The Spider and the Fly: Legal Disconnect
The Aleynikov trial exposed a significant disconnect between the justice system and high-frequency trading realities. Experts revealed his code was largely open-source and specific to Goldman's outdated systems, suggesting the prosecution was politically motivated rather than a response to genuine intellectual property theft. Despite wrongful incarceration, Sergey found peace, demonstrating resilience amidst legal and personal ruin.
Epilogue: The Ongoing Quest for Fairness
The epilogue reveals the physical and social costs of high-frequency trading, from fiber-optic lines cutting through farmlands to market instability and the diversion of human talent. The use of microwave signals offers even faster data transfer, exploiting price shifts between futures and stock markets. While IEX offers a path to a fairer market, the ultimate outcome depends on the financial establishment's willingness to embrace transparency.
Frequently Asked Questions
What is high-frequency trading (HFT) and why is it problematic?

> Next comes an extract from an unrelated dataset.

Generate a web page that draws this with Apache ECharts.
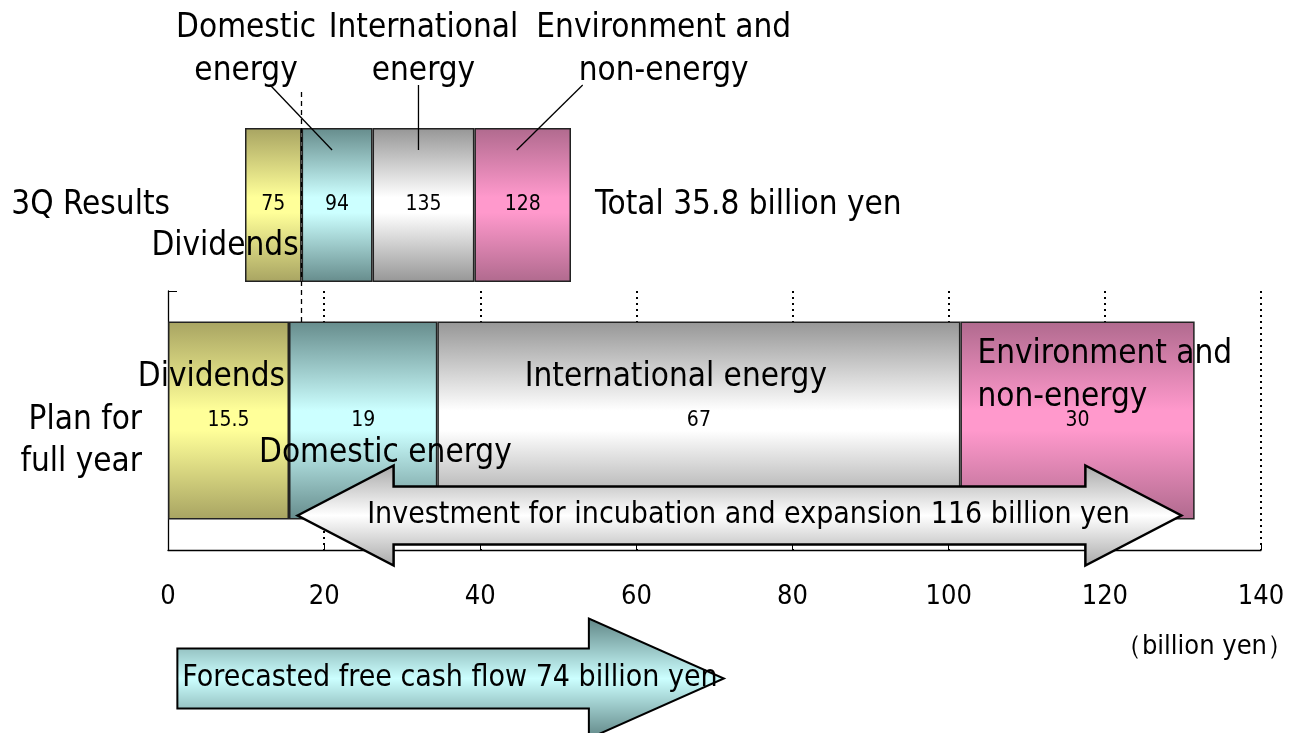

HFT uses powerful computers and high-speed data connections to execute trades in milliseconds. It creates problems like front-running, where faster traders exploit price differences across fragmented markets, effectively taxing slower investors and creating an unfair advantage based on speed.
Who is Brad Katsuyama and what was his primary goal?
Brad Katsuyama was a Canadian trader who discovered pervasive market manipulation by HFT firms. His primary goal shifted from personal profit to establishing a fair, transparent stock exchange called IEX, designed to protect ordinary investors from predatory practices.
How did IEX (Investors Exchange) aim to level the playing field?
IEX introduced a 350-microsecond "speed bump" using coiled fiber optic cable, ensuring all orders arrived simultaneously. It also eliminated rebates and co-location, removing the advantages HFT firms relied on. This created a marketplace focused on fair execution for all participants.
What role did infrastructure play in market manipulation?
Infrastructure, like the secret fiber-optic cable from Chicago to New Jersey and proximity services to exchanges, was crucial. It enabled high-frequency traders to gain crucial millisecond advantages. This physical speed advantage allowed them to exploit fragmented markets and front-run slower orders.
What was the significance of the Sergey Aleynikov case?
The Sergey Aleynikov case highlighted the legal disconnect regarding HFT. Accused of stealing code from Goldman Sachs, his trial revealed how little the justice system understood complex trading technology, exposing a political rather than genuine intellectual property pursuit.